"" gives an empty string, while "".idup gives null

Jonathan M Davis jmdavisProg at gmx.com
Wed Aug 3 11:41:22 PDT 2011


> On Wed, 03 Aug 2011 06:35:08 -0400, simendsjo <simendsjo at gmail.com> wrote:
> > void main() {
> > 
> > assert(is(typeof("") == typeof("".idup))); // both is
> > 
> > immutable(char)[]
> > 
> > assert("" !is null);
> > assert("".idup !is null); // fails - s is null. Why?
> > 
> > }
> 
> An empty string manifest constant (i.e. string literal) still must have a
> valid pointer, because it's mandated that the string have a zero byte
> appended to it.

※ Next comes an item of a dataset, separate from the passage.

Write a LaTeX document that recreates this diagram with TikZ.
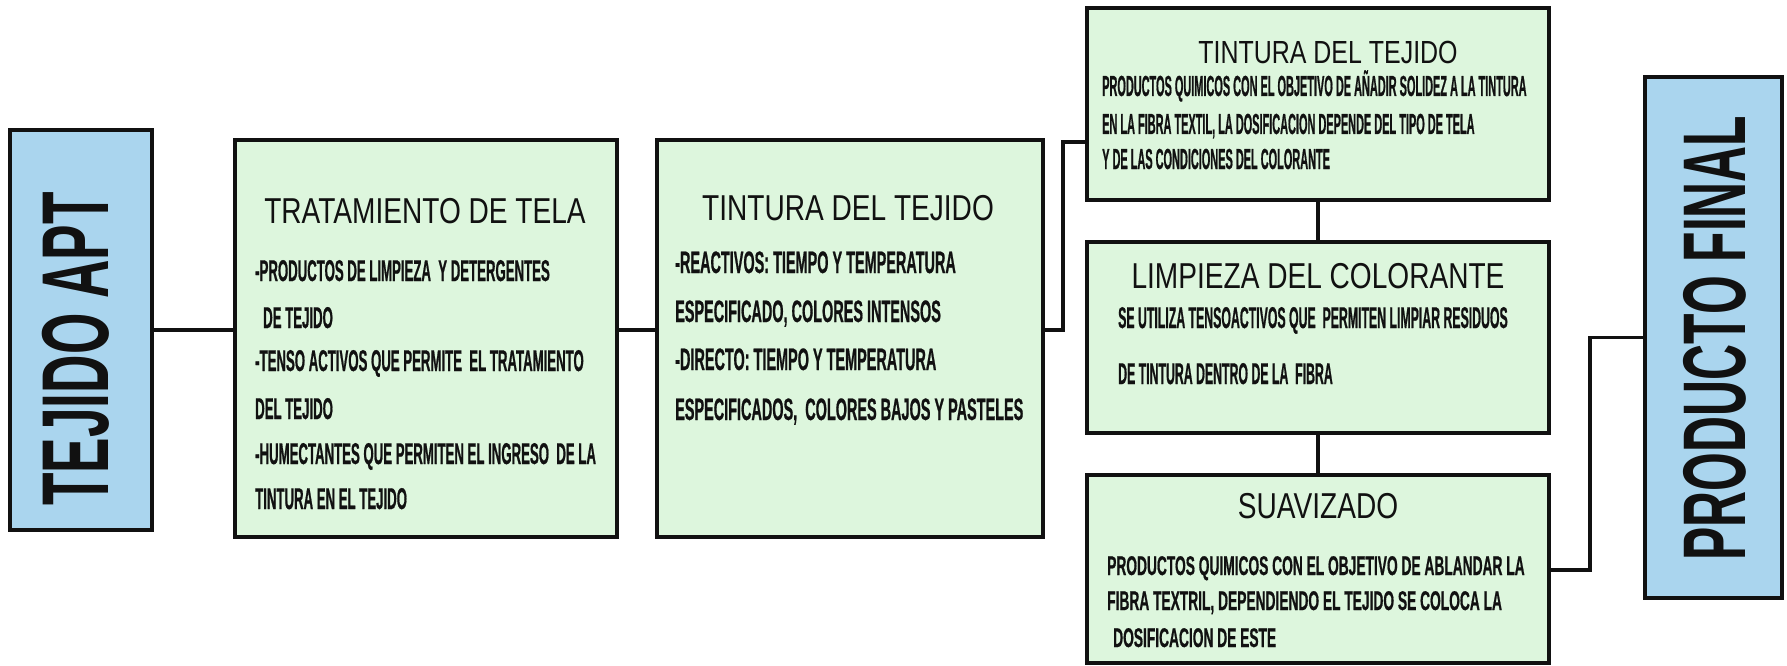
\documentclass[tikz,border=0pt]{standalone}
\usepackage{fontspec}
\setmainfont{Liberation Sans}
\newfontfamily\bodyA{Liberation Sans}[FakeStretch=0.44,FakeBold=0.6]
\newfontfamily\bodyB{Liberation Sans}[FakeStretch=0.466,FakeBold=0.6]
\newfontfamily\bodyC{Liberation Sans}[FakeStretch=0.377,FakeBold=0.6]
\newfontfamily\bodyD{Liberation Sans}[FakeStretch=0.41,FakeBold=0.6]
\newfontfamily\bodyE{Liberation Sans}[FakeStretch=0.51,FakeBold=0.6]
\newfontfamily\titlef{Liberation Sans}[FakeStretch=0.78]
\newfontfamily\bigf{Liberation Sans}[FakeStretch=0.56]
\definecolor{boxgreen}{RGB}{221,246,221}
\definecolor{boxblue}{RGB}{170,213,238}
\definecolor{ink}{RGB}{17,17,17}
\begin{document}
\begin{tikzpicture}[x=1pt,y=-1pt]
\tikzset{
  gbox/.style={draw=ink, line width=4pt, fill=boxgreen, inner sep=0pt, outer sep=0pt},
  bbox/.style={draw=ink, line width=4pt, fill=boxblue, inner sep=0pt, outer sep=0pt},
  conn/.style={line width=3.5pt, draw=ink},
  ttl/.style={inner sep=0pt, anchor=base, text=ink, font=\titlef\fontsize{36}{36}\selectfont},
  bdy/.style={inner sep=0pt, anchor=base west, text=ink},
  big/.style={inner sep=0pt, rotate=90, text=ink}
}
\useasboundingbox (0,0) rectangle (1787,666);
% boxes
\node[bbox, minimum width=142, minimum height=400] (tej) at (81,330) {};
\node[gbox, minimum width=382, minimum height=397] (trat) at (426,338.5) {};
\node[gbox, minimum width=386, minimum height=397] (mid) at (850,338.5) {};
\node[gbox, minimum width=462, minimum height=192] (tr) at (1318,104) {};
\node[gbox, minimum width=462, minimum height=191] (limp) at (1318,337.5) {};
\node[gbox, minimum width=462, minimum height=188] (suav) at (1318,569) {};
\node[bbox, minimum width=137, minimum height=521] (prod) at (1713.5,337.5) {};
% connectors
\coordinate (j1) at (1063,142);
\coordinate (j2) at (1590,570);
\draw[conn] (tej.east) -- (tej.east -| trat.west);
\draw[conn] (trat.east |- tej.east) -- (mid.west |- tej.east);
\draw[conn] (mid.east |- tej.east) -| (j1) -- (j1 -| tr.west);
\draw[conn] (tr.south) -- (limp.north);
\draw[conn] (limp.south) -- (suav.north);
\draw[conn] (suav.east |- j2) -- (j2) |- (prod.west);
% big labels
\node[big, font=\bigf\bfseries\fontsize{95}{95}\selectfont] (tejt) at (76,349) {TEJIDO APT};
\node[big, font=\bigf\bfseries\fontsize{89}{89}\selectfont] (prodt) at (1715,338) {PRODUCTO FINAL};
% tratamiento
\node[ttl] (tratt) at (425,223) {TRATAMIENTO DE TELA};
\begin{scope}[every node/.append style={bdy, font=\bodyA\bfseries\fontsize{30}{30}\selectfont}]
\node (tr1) at (255,281) {-PRODUCTOS DE LIMPIEZA\ \ Y DETERGENTES};
\node (tr2) at (263,328) {DE TEJIDO};
\node (tr3) at (255,371) {-TENSO ACTIVOS QUE PERMITE\ \ EL TRATAMIENTO};
\node (tr4) at (255,419) {DEL TEJIDO};
\node (tr5) at (255,464) {-HUMECTANTES QUE PERMITEN EL INGRESO\ \ DE LA};
\node (tr6) at (255,509) {TINTURA EN EL TEJIDO};
\end{scope}
% tintura middle
\node[ttl] (midt) at (848,220) {TINTURA DEL TEJIDO};
\begin{scope}[every node/.append style={bdy, font=\bodyB\bfseries\fontsize{31}{31}\selectfont}]
\node (m1) at (675,273) {-REACTIVOS: TIEMPO Y TEMPERATURA};
\node (m2) at (675,322) {ESPECIFICADO, COLORES INTENSOS};
\node (m3) at (675,370) {-DIRECTO: TIEMPO Y TEMPERATURA};
\node (m4) at (675,420) {ESPECIFICADOS,\ \ COLORES BAJOS Y PASTELES};
\end{scope}
% tintura top right
\node[ttl, font=\titlef\fontsize{32}{32}\selectfont] (trt) at (1328,64) {TINTURA DEL TEJIDO};
\begin{scope}[every node/.append style={bdy, font=\bodyC\bfseries\fontsize{29}{29}\selectfont}]
\node (r1) at (1102,96) {PRODUCTOS QUIMICOS CON EL OBJETIVO DE AÑADIR SOLIDEZ A LA TINTURA};
\node (r2) at (1102,134) {EN LA FIBRA TEXTIL, LA DOSIFICACION DEPENDE DEL TIPO DE TELA};
\node (r3) at (1102,169) {Y DE LAS CONDICIONES DEL COLORANTE};
\end{scope}
% limpieza
\node[ttl] (limpt) at (1318,288) {LIMPIEZA DEL COLORANTE};
\begin{scope}[every node/.append style={bdy, font=\bodyD\bfseries\fontsize{30}{30}\selectfont}]
\node (l1) at (1118,328) {SE UTILIZA TENSOACTIVOS QUE\ \ PERMITEN LIMPIAR RESIDUOS};
\node (l2) at (1118,384) {DE TINTURA DENTRO DE LA\ \ FIBRA};
\end{scope}
% suavizado
\node[ttl] (suavt) at (1318,518) {SUAVIZADO};
\begin{scope}[every node/.append style={bdy, font=\bodyE\bfseries\fontsize{27}{27}\selectfont}]
\node (s1) at (1107,575) {PRODUCTOS QUIMICOS CON EL OBJETIVO DE ABLANDAR LA};
\node (s2) at (1107,610) {FIBRA TEXTRIL, DEPENDIENDO EL TEJIDO SE COLOCA LA};
\node (s3) at (1113,647) {DOSIFICACION DE ESTE};
\end{scope}
\end{tikzpicture}
\end{document}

This is so you can pass it to C functions which expect
> null-terminated strings.
> 
> So essentially, there is a '\0' in memory, and "" points to that character
> with a length of 0
> 
> However, idup calls a runtime function which *purposely* asks to make a
> copy. However, it's *NOT* required to copy the 'zero after the string'
> part.
> 
> The implementation, knowing that a null array is equivalent to an empty
> array, is going to return null to avoid the performance penalty of
> allocating a block that won't be used. If you append, it will simply
> allocate a block as needed.
> 
> I see no reason the runtime should waste cycles or a perfectly good
> 16-byte buffer to give you an empty array.
> 
> Definitely functions as designed, not a bug. If you would like different
> behavior, you are going to have to have a really really good use case to
> get this changed.

Given that if you really wanted the duped string to be empty instead of null, 
it wouldn't be very hard to write a wrapper function for dup which did that, 
I'd be _very_ surprised if you could find a use case where dup should allocate 
for an empty string.

I don't generally like the fact that D tends to conflate null and empty, but 
you're creating a new array here. It's not at all surprising if it ends up 
null if it has no elements in it. In general though, you need to be fairly 
careful about where you rely on the difference between empty and null. If any 
kind of memory allocation occurs to an array and its length is 0, it's pretty 
much free game as to whether it's empty or null.